What Beirut is depends entirely on where you are. If you’re gazing at the beautifully reconstructed colonial relics and mosques of central Beirut’s Downtown, the city is a triumph of rejuvenation over disaster.

If you’re in the young, vibrant neighbourhoods of Gemmayzeh or Achrafiye, Beirut is about living for the moment: partying, eating and drinking as if there’s no tomorrow. If you’re standing in the shadow of buildings still peppered with bullet holes, or walking the Green Line with an elderly resident, it’s a city of bitter memories and a dark past. If you’re with Beirut’s Armenians, Beirut is about salvation; if you’re with its handful of Jews, it’s about hiding your true identity. Here you’ll find the freest gay scene in the Arab Middle East, yet homosexuality is still illegal. If you’re in one of Beirut’s southern refugee camps, Beirut is about sorrow and displacement; other southern districts are considered a base for paramilitary operations and south Beirut is home to infamous Hezbollah secretary general, Hassan Nasrallah. For some, it’s a city of fear; for others, freedom.

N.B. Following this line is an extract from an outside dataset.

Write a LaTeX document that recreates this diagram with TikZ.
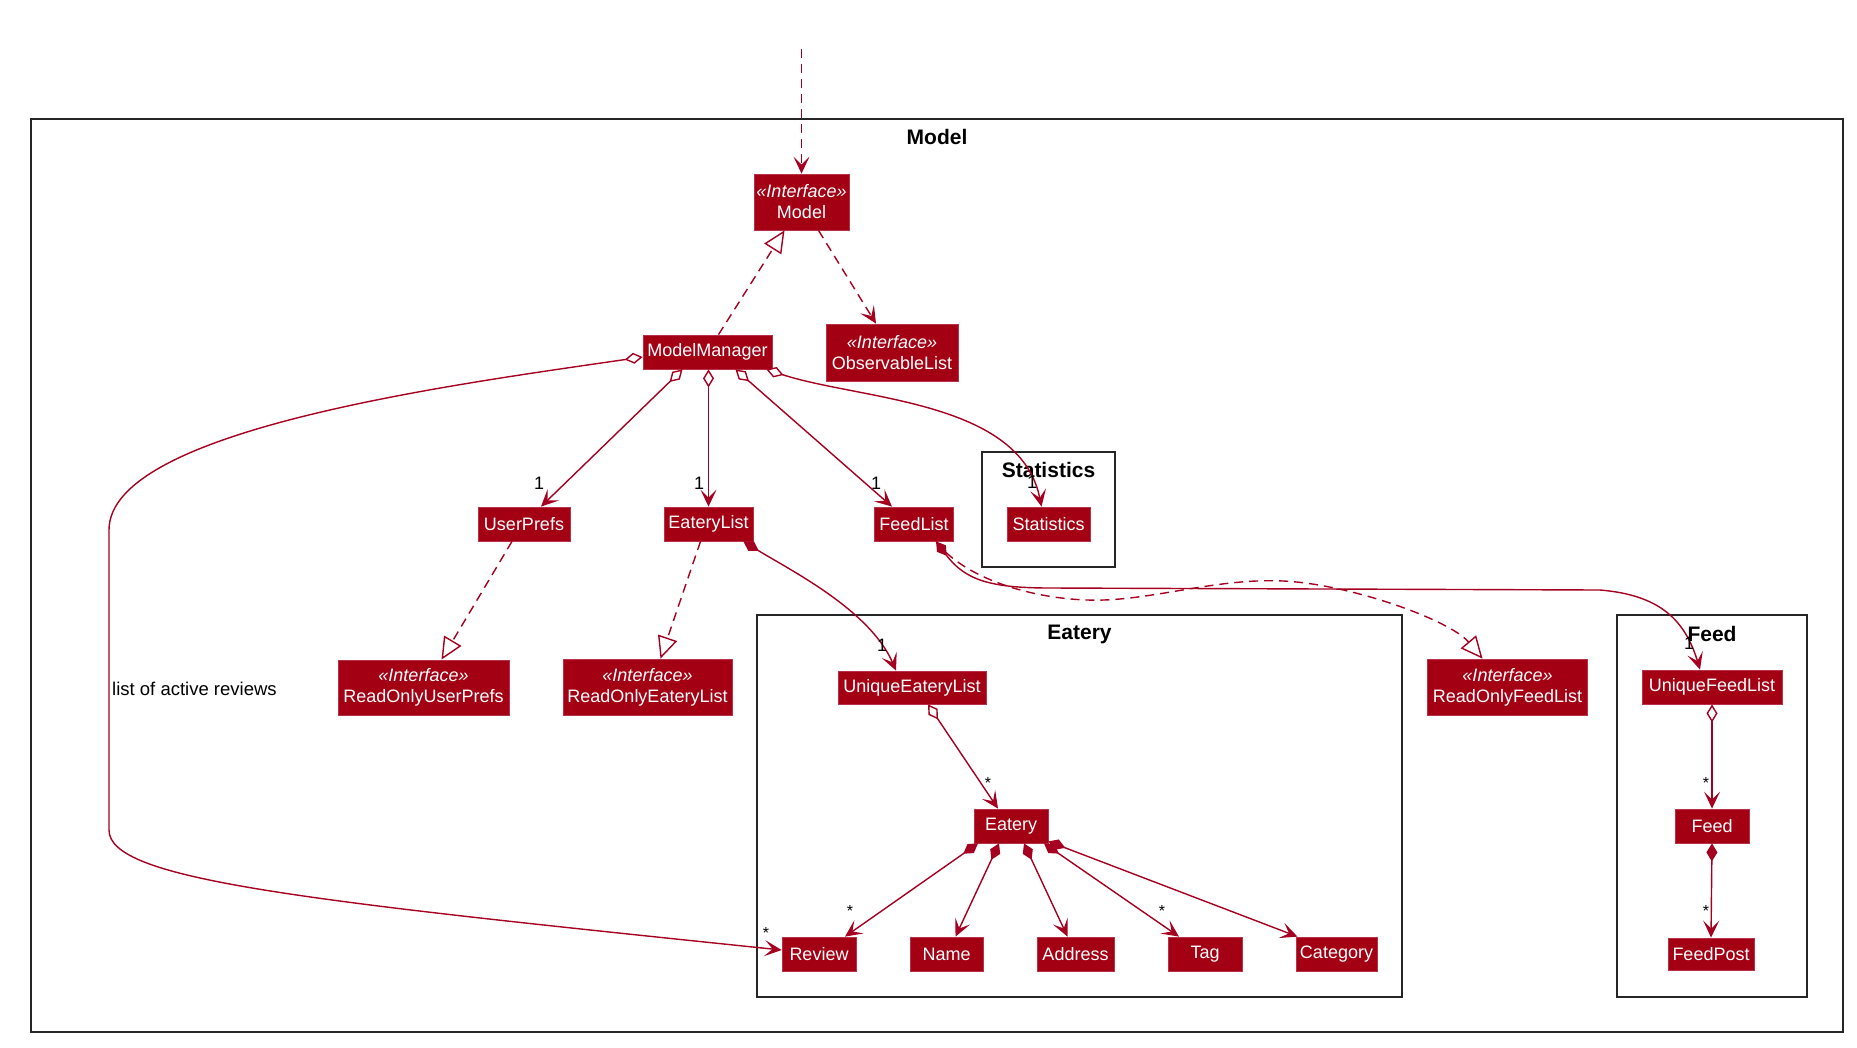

Throw in maniacal drivers, air pollution from old, smoking Mercedes taxis, world-class universities, bars to rival Soho and coffee thicker than mud, political demonstrations, and swimming pools awash with more silicone than Miami. Add people so friendly you’ll swear it can’t be true, a political situation existing on a knife-edge, internationally renowned museums and gallery openings that continue in the face of explosions, assassinations and power cuts, and you’ll find that you’ve never experienced a capital city quite so alive and kicking – despite its frequent volatility.